■ Data extract:
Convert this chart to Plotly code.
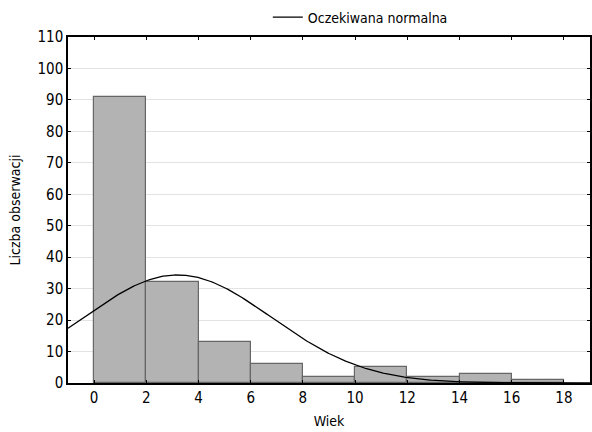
import numpy as np
import plotly.graph_objects as go

# Data
bin_starts = [0, 2, 4, 6, 8, 10, 12, 14, 16]
bin_width = 2
counts = [91, 32, 13, 6, 2, 5, 2, 3, 1]
x_ticks = [0, 2, 4, 6, 8, 10, 12, 14, 16, 18]
y_ticks = [0, 10, 20, 30, 40, 50, 60, 70, 80, 90, 100, 110]
norm_mean = 3.2
norm_sd = 3.6
n_obs = sum(counts)

FONT = "DejaVu Sans Condensed, Liberation Sans Narrow, sans-serif"

bar_x = [s + bin_width / 2 for s in bin_starts]
xs = np.linspace(-1, 19.5, 400)
ys = n_obs * bin_width / (norm_sd * np.sqrt(2 * np.pi)) * np.exp(-0.5 * ((xs - norm_mean) / norm_sd) ** 2)

fig = go.Figure()
fig.add_trace(go.Bar(
    x=bar_x, y=counts, width=[bin_width] * len(counts),
    marker=dict(color="#b3b3b3", line=dict(color="#666666", width=1.2)),
    showlegend=False, hoverinfo="x+y",
))
fig.add_trace(go.Scatter(
    x=xs, y=ys, mode="lines", name="Oczekiwana normalna",
    line=dict(color="black", width=1.3),
))

fig.update_layout(
    width=592, height=432,
    margin=dict(l=68, r=0, t=37, b=49),
    paper_bgcolor="white", plot_bgcolor="white",
    font=dict(family=FONT, size=15, color="black"),
    bargap=0,
    legend=dict(orientation="h", x=0.56, xanchor="center", y=1.01, yanchor="bottom",
                font=dict(size=14), itemwidth=30, bgcolor="rgba(0,0,0,0)"),
    xaxis=dict(
        range=[-1, 19], tickvals=x_ticks, ticktext=[str(v) for v in x_ticks],
        showline=True, linecolor="black", linewidth=1.5, mirror="ticks",
        ticks="inside", ticklen=3, tickcolor="black",
        showgrid=False, zeroline=False, tickfont=dict(size=15),
        title=dict(text="Wiek", font=dict(size=14), standoff=10),
    ),
    yaxis=dict(
        range=[0, 110], tickvals=y_ticks, ticktext=[str(v) for v in y_ticks],
        showline=True, linecolor="black", linewidth=1.5, mirror="ticks",
        ticks="inside", ticklen=3, tickcolor="black",
        showgrid=True, gridcolor="#e3e3e3", gridwidth=1, zeroline=False,
        tickfont=dict(size=15),
        title=dict(text="Liczba obserwacji", font=dict(size=14), standoff=14),
    ),
)

fig.write_html("out.html")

■ What the task asks: Except for the pictures, print the data above exactly.

■ Result of the exercise:
Convert this chart to Plotly code.
import numpy as np
import plotly.graph_objects as go

# Data
bin_starts = [0, 2, 4, 6, 8, 10, 12, 14, 16]
bin_width = 2
counts = [91, 32, 13, 6, 2, 5, 2, 3, 1]
x_ticks = [0, 2, 4, 6, 8, 10, 12, 14, 16, 18]
y_ticks = [0, 10, 20, 30, 40, 50, 60, 70, 80, 90, 100, 110]
norm_mean = 3.2
norm_sd = 3.6
n_obs = sum(counts)

FONT = "DejaVu Sans Condensed, Liberation Sans Narrow, sans-serif"

bar_x = [s + bin_width / 2 for s in bin_starts]
xs = np.linspace(-1, 19.5, 400)
ys = n_obs * bin_width / (norm_sd * np.sqrt(2 * np.pi)) * np.exp(-0.5 * ((xs - norm_mean) / norm_sd) ** 2)

fig = go.Figure()
fig.add_trace(go.Bar(
    x=bar_x, y=counts, width=[bin_width] * len(counts),
    marker=dict(color="#b3b3b3", line=dict(color="#666666", width=1.2)),
    showlegend=False, hoverinfo="x+y",
))
fig.add_trace(go.Scatter(
    x=xs, y=ys, mode="lines", name="Oczekiwana normalna",
    line=dict(color="black", width=1.3),
))

fig.update_layout(
    width=592, height=432,
    margin=dict(l=68, r=0, t=37, b=49),
    paper_bgcolor="white", plot_bgcolor="white",
    font=dict(family=FONT, size=15, color="black"),
    bargap=0,
    legend=dict(orientation="h", x=0.56, xanchor="center", y=1.01, yanchor="bottom",
                font=dict(size=14), itemwidth=30, bgcolor="rgba(0,0,0,0)"),
    xaxis=dict(
        range=[-1, 19], tickvals=x_ticks, ticktext=[str(v) for v in x_ticks],
        showline=True, linecolor="black", linewidth=1.5, mirror="ticks",
        ticks="inside", ticklen=3, tickcolor="black",
        showgrid=False, zeroline=False, tickfont=dict(size=15),
        title=dict(text="Wiek", font=dict(size=14), standoff=10),
    ),
    yaxis=dict(
        range=[0, 110], tickvals=y_ticks, ticktext=[str(v) for v in y_ticks],
        showline=True, linecolor="black", linewidth=1.5, mirror="ticks",
        ticks="inside", ticklen=3, tickcolor="black",
        showgrid=True, gridcolor="#e3e3e3", gridwidth=1, zeroline=False,
        tickfont=dict(size=15),
        title=dict(text="Liczba obserwacji", font=dict(size=14), standoff=14),
    ),
)

fig.write_html("out.html")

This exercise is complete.